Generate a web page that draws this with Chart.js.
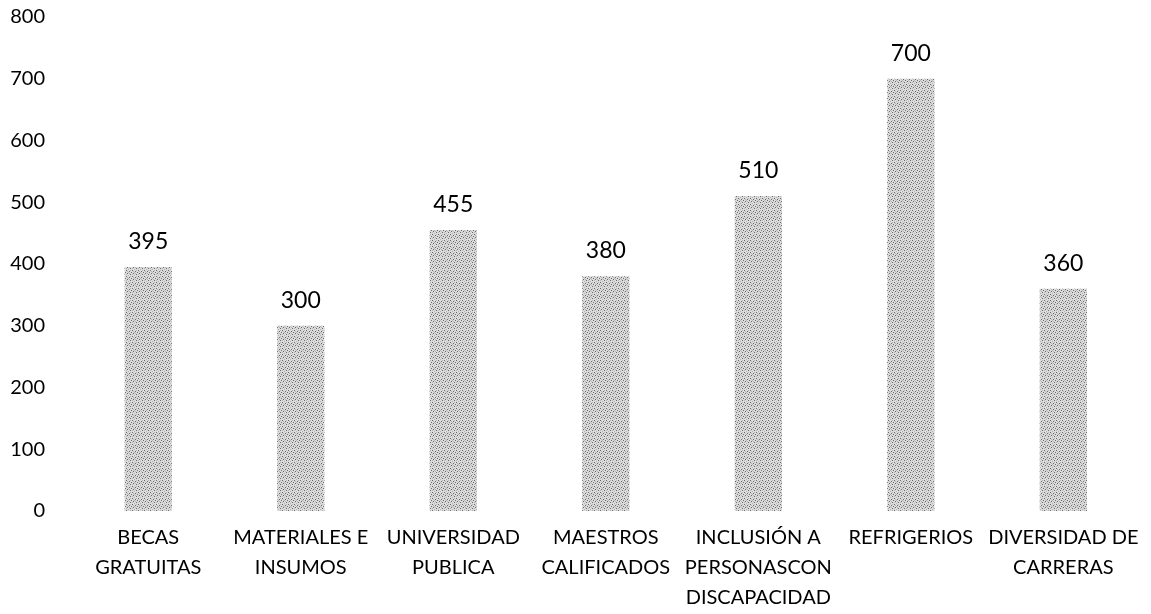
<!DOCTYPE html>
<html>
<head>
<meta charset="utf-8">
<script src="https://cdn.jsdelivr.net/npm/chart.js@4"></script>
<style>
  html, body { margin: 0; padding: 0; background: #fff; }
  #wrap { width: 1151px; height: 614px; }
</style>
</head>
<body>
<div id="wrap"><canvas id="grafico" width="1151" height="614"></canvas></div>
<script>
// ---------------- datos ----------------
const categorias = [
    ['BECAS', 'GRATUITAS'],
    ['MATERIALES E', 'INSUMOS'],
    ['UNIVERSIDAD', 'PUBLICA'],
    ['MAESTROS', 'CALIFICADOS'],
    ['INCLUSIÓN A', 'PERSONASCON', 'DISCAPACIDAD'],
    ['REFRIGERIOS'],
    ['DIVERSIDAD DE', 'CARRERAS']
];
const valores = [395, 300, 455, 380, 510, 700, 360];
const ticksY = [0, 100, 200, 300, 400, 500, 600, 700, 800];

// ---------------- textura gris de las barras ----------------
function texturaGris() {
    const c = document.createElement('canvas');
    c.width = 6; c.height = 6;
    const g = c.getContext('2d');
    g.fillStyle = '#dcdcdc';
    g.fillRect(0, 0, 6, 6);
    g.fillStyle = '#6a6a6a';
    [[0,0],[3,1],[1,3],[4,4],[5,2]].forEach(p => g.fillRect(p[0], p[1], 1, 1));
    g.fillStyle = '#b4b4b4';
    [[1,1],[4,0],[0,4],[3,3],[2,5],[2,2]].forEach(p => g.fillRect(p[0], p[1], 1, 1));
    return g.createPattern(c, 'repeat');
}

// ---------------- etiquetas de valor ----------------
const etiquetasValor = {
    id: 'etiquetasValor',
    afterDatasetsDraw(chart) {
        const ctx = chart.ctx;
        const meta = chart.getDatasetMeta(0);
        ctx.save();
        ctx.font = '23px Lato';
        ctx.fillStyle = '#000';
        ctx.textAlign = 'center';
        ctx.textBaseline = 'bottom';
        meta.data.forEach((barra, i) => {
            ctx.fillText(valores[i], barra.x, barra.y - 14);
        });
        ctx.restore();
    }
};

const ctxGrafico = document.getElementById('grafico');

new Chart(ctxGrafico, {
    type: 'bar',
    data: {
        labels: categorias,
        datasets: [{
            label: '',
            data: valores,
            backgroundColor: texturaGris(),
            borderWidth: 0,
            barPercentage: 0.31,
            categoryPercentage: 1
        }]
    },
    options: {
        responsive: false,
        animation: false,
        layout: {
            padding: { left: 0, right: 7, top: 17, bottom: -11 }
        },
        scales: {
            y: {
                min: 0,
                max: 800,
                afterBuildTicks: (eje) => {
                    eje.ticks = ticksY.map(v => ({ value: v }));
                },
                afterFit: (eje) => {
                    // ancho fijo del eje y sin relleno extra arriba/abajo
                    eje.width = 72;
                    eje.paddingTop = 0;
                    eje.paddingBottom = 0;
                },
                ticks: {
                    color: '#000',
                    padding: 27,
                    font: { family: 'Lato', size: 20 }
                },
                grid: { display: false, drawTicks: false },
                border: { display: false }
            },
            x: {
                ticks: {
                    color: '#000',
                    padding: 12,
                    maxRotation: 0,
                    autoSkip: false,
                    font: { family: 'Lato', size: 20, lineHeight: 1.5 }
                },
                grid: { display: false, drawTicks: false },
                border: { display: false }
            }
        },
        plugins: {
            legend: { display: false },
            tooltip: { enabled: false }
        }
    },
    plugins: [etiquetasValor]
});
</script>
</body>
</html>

******

- **Do this**
Every line of the data should be copied as it stands, without the images.

- **Task result**
Generate a web page that draws this with Chart.js.
<!DOCTYPE html>
<html>
<head>
<meta charset="utf-8">
<script src="https://cdn.jsdelivr.net/npm/chart.js@4"></script>
<style>
  html, body { margin: 0; padding: 0; background: #fff; }
  #wrap { width: 1151px; height: 614px; }
</style>
</head>
<body>
<div id="wrap"><canvas id="grafico" width="1151" height="614"></canvas></div>
<script>
// ---------------- datos ----------------
const categorias = [
    ['BECAS', 'GRATUITAS'],
    ['MATERIALES E', 'INSUMOS'],
    ['UNIVERSIDAD', 'PUBLICA'],
    ['MAESTROS', 'CALIFICADOS'],
    ['INCLUSIÓN A', 'PERSONASCON', 'DISCAPACIDAD'],
    ['REFRIGERIOS'],
    ['DIVERSIDAD DE', 'CARRERAS']
];
const valores = [395, 300, 455, 380, 510, 700, 360];
const ticksY = [0, 100, 200, 300, 400, 500, 600, 700, 800];

// ---------------- textura gris de las barras ----------------
function texturaGris() {
    const c = document.createElement('canvas');
    c.width = 6; c.height = 6;
    const g = c.getContext('2d');
    g.fillStyle = '#dcdcdc';
    g.fillRect(0, 0, 6, 6);
    g.fillStyle = '#6a6a6a';
    [[0,0],[3,1],[1,3],[4,4],[5,2]].forEach(p => g.fillRect(p[0], p[1], 1, 1));
    g.fillStyle = '#b4b4b4';
    [[1,1],[4,0],[0,4],[3,3],[2,5],[2,2]].forEach(p => g.fillRect(p[0], p[1], 1, 1));
    return g.createPattern(c, 'repeat');
}

// ---------------- etiquetas de valor ----------------
const etiquetasValor = {
    id: 'etiquetasValor',
    afterDatasetsDraw(chart) {
        const ctx = chart.ctx;
        const meta = chart.getDatasetMeta(0);
        ctx.save();
        ctx.font = '23px Lato';
        ctx.fillStyle = '#000';
        ctx.textAlign = 'center';
        ctx.textBaseline = 'bottom';
        meta.data.forEach((barra, i) => {
            ctx.fillText(valores[i], barra.x, barra.y - 14);
        });
        ctx.restore();
    }
};

const ctxGrafico = document.getElementById('grafico');

new Chart(ctxGrafico, {
    type: 'bar',
    data: {
        labels: categorias,
        datasets: [{
            label: '',
            data: valores,
            backgroundColor: texturaGris(),
            borderWidth: 0,
            barPercentage: 0.31,
            categoryPercentage: 1
        }]
    },
    options: {
        responsive: false,
        animation: false,
        layout: {
            padding: { left: 0, right: 7, top: 17, bottom: -11 }
        },
        scales: {
            y: {
                min: 0,
                max: 800,
                afterBuildTicks: (eje) => {
                    eje.ticks = ticksY.map(v => ({ value: v }));
                },
                afterFit: (eje) => {
                    // ancho fijo del eje y sin relleno extra arriba/abajo
                    eje.width = 72;
                    eje.paddingTop = 0;
                    eje.paddingBottom = 0;
                },
                ticks: {
                    color: '#000',
                    padding: 27,
                    font: { family: 'Lato', size: 20 }
                },
                grid: { display: false, drawTicks: false },
                border: { display: false }
            },
            x: {
                ticks: {
                    color: '#000',
                    padding: 12,
                    maxRotation: 0,
                    autoSkip: false,
                    font: { family: 'Lato', size: 20, lineHeight: 1.5 }
                },
                grid: { display: false, drawTicks: false },
                border: { display: false }
            }
        },
        plugins: {
            legend: { display: false },
            tooltip: { enabled: false }
        }
    },
    plugins: [etiquetasValor]
});
</script>
</body>
</html>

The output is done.